I have 3 HA pairs of sophos XG Firewalls. I ran into an issue upgrading my last set tonight. it prompted me that it would reboot both devices simultaneously, coming from 17.5.12. so it rebooted and upgraded what was the secondary device and it became primary in the HA pair, which was normal from previous FW firmware upgrades. however the original primary FW now show fault for its HA status

what is strange is that if I console into the working FW of the pair and ping the HA pair IP of the secondary FW it responds like its up but i cannot ping the lan side IP of the secondary FW either. I will be looking at it on site first thing in the morning to see if its bricked or not

any suggestions any or things to look for?

thanks in advance



This thread was automatically locked due to age.
  • won't help you, but may help others. don't supposed you happened to follow https://support.sophos.com/support/s/article/KB-000039405?language=en_US ? i've been assured that if we follow these steps it should prevent failures of upgrades on HA clusters.

  • thanks,

    I walked in this morning and the one FW has a blank display, the lan and wan lights are off, HA was off ,when I disconnected the HA cable to FW responded and looked like it was rebooting so I let it sit and see what would happen it booted up and said it was still on FW 17.5.12 MR-12 and it immediately started to try and take over as the primary firewall, which i didn't want it to be so i had  to reconnect the HA cable for it to leave the FW on version V18.0.4 mr-4 the prirmary FW

    what is the suggested way to upgrade the FW on 17.5.12 to v18.0.4 mr-4 and have it sync up with the current primary firewall in this scenario?

    thanks

  • think it is just to follow that guide which talks through a few checks to make sure the health of the HA is optimum prior to upgrade

  • FormerMember
    0 FormerMember in reply to IT American Rock Salt

    Hi, For this scenario, You can break the HA and upgrade both appliances separately to 18.0.4 MR-4 and rebuild the HA.
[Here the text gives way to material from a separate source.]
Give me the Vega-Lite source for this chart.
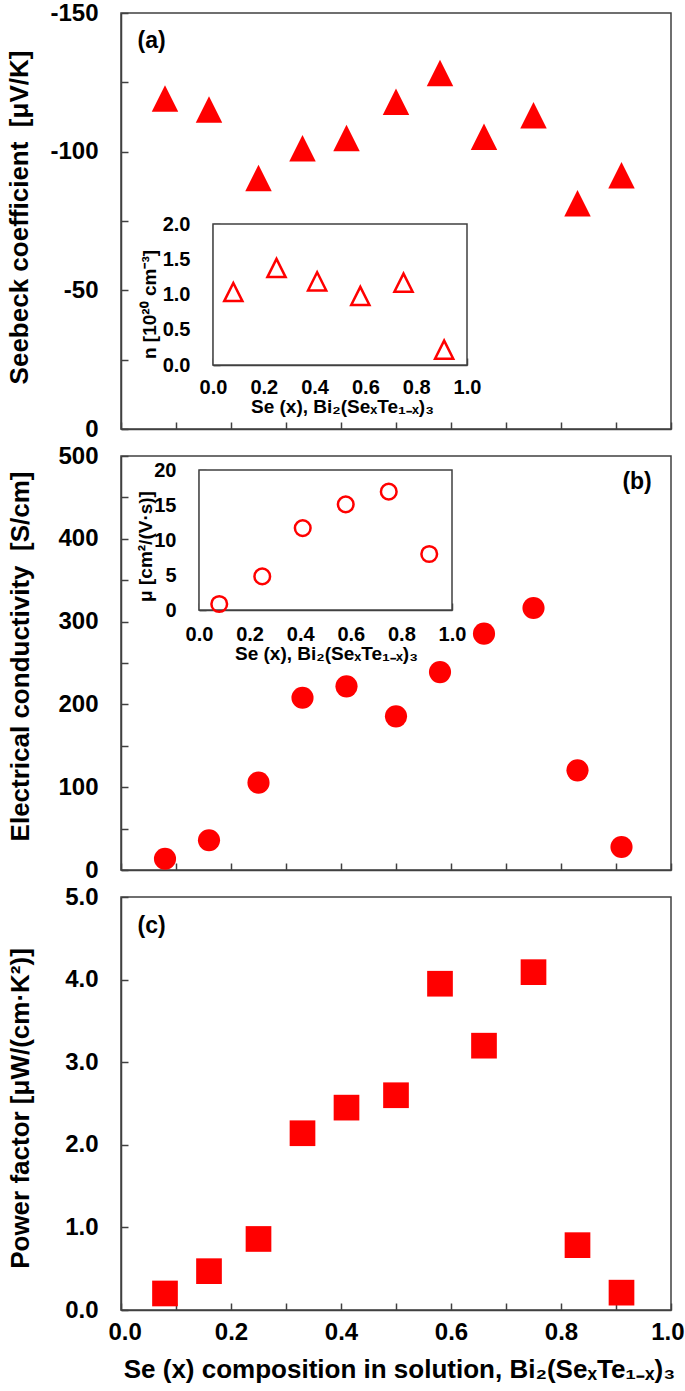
{
  "$schema": "https://vega.github.io/schema/vega-lite/v6.json",
  "background": "white",
  "padding": {"left": 5, "top": 0, "right": 0, "bottom": 0},
  "spacing": 27,
  "bounds": "flush",
  "config": {
    "view": {"stroke": "#404040", "strokeWidth": 1.5},
    "font": "Liberation Sans",
    "axis": {
      "grid": false,
      "domainColor": "#404040",
      "domainWidth": 1.5,
      "tickColor": "#404040",
      "tickWidth": 1.5,
      "labelColor": "black",
      "titleColor": "black",
      "labelFont": "Liberation Sans",
      "titleFont": "Liberation Sans",
      "labelFontWeight": "bold",
      "titleFontWeight": "bold",
      "labelFlush": false,
      "labelOverlap": false,
      "labelBound": false
    }
  },
  "datasets": {
    "main": [
      {"x": 0.08, "S": -119.2, "sigma": 13.6, "PF": 0.20},
      {"x": 0.16, "S": -115.2, "sigma": 35.9, "PF": 0.47},
      {"x": 0.25, "S": -90.5, "sigma": 105.5, "PF": 0.86},
      {"x": 0.33, "S": -101.2, "sigma": 208.0, "PF": 2.14},
      {"x": 0.41, "S": -104.9, "sigma": 221.8, "PF": 2.45},
      {"x": 0.50, "S": -118.0, "sigma": 185.6, "PF": 2.60},
      {"x": 0.58, "S": -128.4, "sigma": 239.0, "PF": 3.95},
      {"x": 0.66, "S": -105.4, "sigma": 285.4, "PF": 3.20},
      {"x": 0.75, "S": -113.1, "sigma": 316.4, "PF": 4.09},
      {"x": 0.83, "S": -81.4, "sigma": 120.4, "PF": 0.785},
      {"x": 0.91, "S": -91.5, "sigma": 27.8, "PF": 0.21}
    ],
    "inset": [
      {"x": 0.08, "n": 1.035, "mu": 0.86},
      {"x": 0.25, "n": 1.376, "mu": 4.8},
      {"x": 0.41, "n": 1.187, "mu": 11.7},
      {"x": 0.58, "n": 0.979, "mu": 15.1},
      {"x": 0.75, "n": 1.167, "mu": 16.9},
      {"x": 0.91, "n": 0.217, "mu": 8.0}
    ]
  },
  "vconcat": [
    {
      "width": 550,
      "height": 416,
      "layer": [
        {
          "layer": [
            {
              "data": {"name": "main"},
              "mark": {"type": "point", "shape": "M0,-1L1,1L-1,1Z", "filled": true, "color": "#FF0000", "opacity": 1, "size": 700},
              "encoding": {
                "x": {"field": "x", "type": "quantitative", "scale": {"domain": [0, 1], "nice": false, "zero": false},
                  "axis": {"orient": "bottom", "values": [0, 0.1, 0.2, 0.3, 0.4, 0.5, 0.6, 0.7, 0.8, 0.9, 1.0], "labels": false, "tickSize": -7, "title": null}},
                "y": {"field": "S", "type": "quantitative", "scale": {"domain": [0, -150], "nice": false, "zero": false},
                  "axis": {"orient": "left", "values": [-150, -125, -100, -75, -50, -25, 0], "labelExpr": "datum.value % 50 == 0 ? (datum.value < 0 ? '-' + format(-datum.value, 'd') : '0') : ''", "tickSize": -7, "labelPadding": 30, "labelFontSize": 24,
                    "title": "Seebeck coefficient\u00a0\u00a0[μV/K]", "titleFontSize": 26, "titleAngle": -90, "titleAlign": "center", "titleBaseline": "alphabetic", "titleX": -94, "titleY": 204}}
              }
            },
            {
              "data": {"values": [{}]},
              "mark": {"type": "text", "text": "(a)", "font": "Liberation Sans", "fontWeight": "bold", "fontSize": 23, "align": "left", "baseline": "middle", "color": "black"},
              "encoding": {
                "x": {"datum": 0.03, "type": "quantitative"},
                "y": {"datum": -140, "type": "quantitative"}
              }
            }
          ]
        },
        {
          "layer": [
            {
              "data": {"values": [{}]},
              "mark": {"type": "rect", "fill": "white", "stroke": "#404040", "strokeWidth": 1.5},
              "encoding": {
                "x": {"datum": 0, "type": "quantitative"},
                "x2": {"datum": 1},
                "y": {"datum": 0, "type": "quantitative"},
                "y2": {"datum": 2}
              }
            },
            {
              "data": {"name": "inset"},
              "mark": {"type": "point", "shape": "M0,-1L1,1L-1,1Z", "filled": false, "stroke": "#FF0000", "strokeWidth": 2.5, "opacity": 1, "size": 330},
              "encoding": {
                "x": {"field": "x", "type": "quantitative", "scale": {"domain": [0, 1], "range": [92, 346], "nice": false, "zero": false},
                  "axis": {"orient": "bottom", "offset": -64, "values": [0, 0.1, 0.2, 0.3, 0.4, 0.5, 0.6, 0.7, 0.8, 0.9, 1.0], "format": ".1f", "labelExpr": "round(datum.value * 10) % 2 == 0 ? datum.label : ''", "tickSize": -7, "labelPadding": 19, "labelFontSize": 20,
                    "title": "Se (x), Bi₂(SeₓTe₁₋ₓ)₃", "titleFontSize": 19, "titleAlign": "center", "titleBaseline": "alphabetic", "titleX": 221, "titleY": 47}},
                "y": {"field": "n", "type": "quantitative", "scale": {"domain": [0, 2], "range": [352, 211], "nice": false, "zero": false},
                  "axis": {"orient": "left", "offset": -92, "values": [0, 0.5, 1, 1.5, 2], "format": ".1f", "tickSize": -7, "labelPadding": 30, "labelFontSize": 20,
                    "title": "n [10²⁰ cm⁻³]", "titleFontSize": 19, "titleAngle": -90, "titleAlign": "center", "titleBaseline": "alphabetic", "titleX": -58, "titleY": 291}}
              }
            }
          ]
        }
      ],
      "resolve": {"scale": {"x": "independent", "y": "independent"}, "axis": {"x": "independent", "y": "independent"}}
    },
    {
      "width": 550,
      "height": 414,
      "layer": [
        {
          "layer": [
            {
              "data": {"name": "main"},
              "mark": {"type": "point", "shape": "circle", "filled": true, "color": "#FF0000", "opacity": 1, "size": 490},
              "encoding": {
                "x": {"field": "x", "type": "quantitative", "scale": {"domain": [0, 1], "nice": false, "zero": false},
                  "axis": {"orient": "bottom", "values": [0, 0.1, 0.2, 0.3, 0.4, 0.5, 0.6, 0.7, 0.8, 0.9, 1.0], "labels": false, "tickSize": -7, "title": null}},
                "y": {"field": "sigma", "type": "quantitative", "scale": {"domain": [0, 500], "nice": false, "zero": false},
                  "axis": {"orient": "left", "values": [0, 50, 100, 150, 200, 250, 300, 350, 400, 450, 500], "labelExpr": "datum.value % 100 == 0 ? datum.label : ''", "tickSize": -7, "labelPadding": 30, "labelFontSize": 24,
                    "title": "Electrical conductivity\u00a0\u00a0[S/cm]", "titleFontSize": 26, "titleAngle": -90, "titleAlign": "center", "titleBaseline": "alphabetic", "titleX": -93, "titleY": 200}}
              }
            },
            {
              "data": {"values": [{}]},
              "mark": {"type": "text", "text": "(b)", "font": "Liberation Sans", "fontWeight": "bold", "fontSize": 23, "align": "right", "baseline": "middle", "color": "black"},
              "encoding": {
                "x": {"datum": 0.965, "type": "quantitative"},
                "y": {"datum": 469, "type": "quantitative"}
              }
            }
          ]
        },
        {
          "layer": [
            {
              "data": {"values": [{}]},
              "mark": {"type": "rect", "fill": "white", "stroke": "#404040", "strokeWidth": 1.5},
              "encoding": {
                "x": {"datum": 0, "type": "quantitative"},
                "x2": {"datum": 1},
                "y": {"datum": 0, "type": "quantitative"},
                "y2": {"datum": 20}
              }
            },
            {
              "data": {"name": "inset"},
              "mark": {"type": "point", "shape": "circle", "filled": false, "stroke": "#FF0000", "strokeWidth": 2.5, "opacity": 1, "size": 245},
              "encoding": {
                "x": {"field": "x", "type": "quantitative", "scale": {"domain": [0, 1], "range": [78, 331], "nice": false, "zero": false},
                  "axis": {"orient": "bottom", "offset": -260, "values": [0, 0.1, 0.2, 0.3, 0.4, 0.5, 0.6, 0.7, 0.8, 0.9, 1.0], "format": ".1f", "labelExpr": "round(datum.value * 10) % 2 == 0 ? datum.label : ''", "tickSize": -7, "labelPadding": 21, "labelFontSize": 20,
                    "title": "Se (x), Bi₂(SeₓTe₁₋ₓ)₃", "titleFontSize": 19, "titleAlign": "center", "titleBaseline": "alphabetic", "titleX": 205, "titleY": 49}},
                "y": {"field": "mu", "type": "quantitative", "scale": {"domain": [0, 20], "range": [154, 14], "nice": false, "zero": false},
                  "axis": {"orient": "left", "offset": -78, "values": [0, 5, 10, 15, 20], "format": "d", "tickSize": -7, "labelPadding": 30, "labelFontSize": 20,
                    "title": "μ [cm²/(V·s)]", "titleFontSize": 19, "titleAngle": -90, "titleAlign": "center", "titleBaseline": "alphabetic", "titleX": -48, "titleY": 90}}
              }
            }
          ]
        }
      ],
      "resolve": {"scale": {"x": "independent", "y": "independent"}, "axis": {"x": "independent", "y": "independent"}}
    },
    {
      "width": 550,
      "height": 413,
      "layer": [
        {
          "data": {"name": "main"},
          "mark": {"type": "point", "shape": "square", "filled": true, "color": "#FF0000", "opacity": 1, "size": 660},
          "encoding": {
            "x": {"field": "x", "type": "quantitative", "scale": {"domain": [0, 1], "nice": false, "zero": false},
              "axis": {"orient": "bottom", "values": [0, 0.1, 0.2, 0.3, 0.4, 0.5, 0.6, 0.7, 0.8, 0.9, 1.0], "format": ".1f", "labelExpr": "round(datum.value * 10) % 2 == 0 ? datum.label : ''", "tickSize": -7, "labelPadding": 17, "labelFontSize": 24, "labelFlush": true, "labelFlushOffset": 13,
                "title": "Se (x) composition in solution, Bi₂(SeₓTe₁₋ₓ)₃", "titleFontSize": 26, "titleAlign": "center", "titleBaseline": "alphabetic", "titleX": 278, "titleY": 67}},
            "y": {"field": "PF", "type": "quantitative", "scale": {"domain": [0, 5], "nice": false, "zero": false},
              "axis": {"orient": "left", "values": [0, 1, 2, 3, 4, 5], "format": ".1f", "tickSize": -7, "labelPadding": 30, "labelFontSize": 24,
                "title": "Power factor [μW/(cm·K²)]", "titleFontSize": 26, "titleAngle": -90, "titleAlign": "center", "titleBaseline": "alphabetic", "titleX": -93, "titleY": 211}}
          }
        },
        {
          "data": {"values": [{}]},
          "mark": {"type": "text", "text": "(c)", "font": "Liberation Sans", "fontWeight": "bold", "fontSize": 23, "align": "left", "baseline": "middle", "color": "black"},
          "encoding": {
            "x": {"datum": 0.03, "type": "quantitative"},
            "y": {"datum": 4.65, "type": "quantitative"}
          }
        }
      ]
    }
  ]
}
    Make sure to take the appliance backup before upgrading.

    Hope this helps

  • sounds like it was when we upgraded 17.5 MR12 to 18 MR1

    at that time I added a comment on this thread:

    https://community.sophos.com/xg-firewall/f/discussions/122635/xg210---upgrade-from-17-5-12-mr-12-to-18-0-1-mr-1-build396---major-problems

    So still not fixed an only a "rare" condition?

  • thats pretty much exactly what happened and as was posted the aux FW if you reboot it never upgraded to 18.0.4 MR-4 so it doesn't know it should now be the aux firewall now and attemps to take control as the primary, as DeveshM said we have to get a window to break the HA, upgrade the FW that didn't successfully upgrade and rebuild the HA. 

  • We did exact the same upgrade path. 


    As we had issues with smaller issues so we were onsite during this update which is a quite big one as there are changes in the internal structure. The update worked well and took about 60-75 minutes on XG 550 Active-Passive Cluster. Including some prerequisites e.g. booting both firewalls one after the other before the update.  During the process there was a situation where both firewalls booted. 

    Do you have a cable for the HA between the two firewalls? If not there might be some timing issues regarding the availability of the network (e.g. spanning tree) which might lead to some split brain situation and let the firewall think that the partner is not available. You should be able to identify this in the logs of the firewall and the switch.

    The policies were split up in policies, nat rules and sd-wan rules as documented. In  the long term might need some consolidation. This is documented. Look into the knowledge base or watch the videos. But this part went well.

    However we had some issues with ping and teams configuration. The latter we have also seen before the update and we hoped to get rid of it through the update. The ping issue was new. If we disabled fastpath or run tcpdump the ping issue was going away. This is under observation through sophos.

    I guess updating the second firewall manually and reestablishing HA should not be a big issue.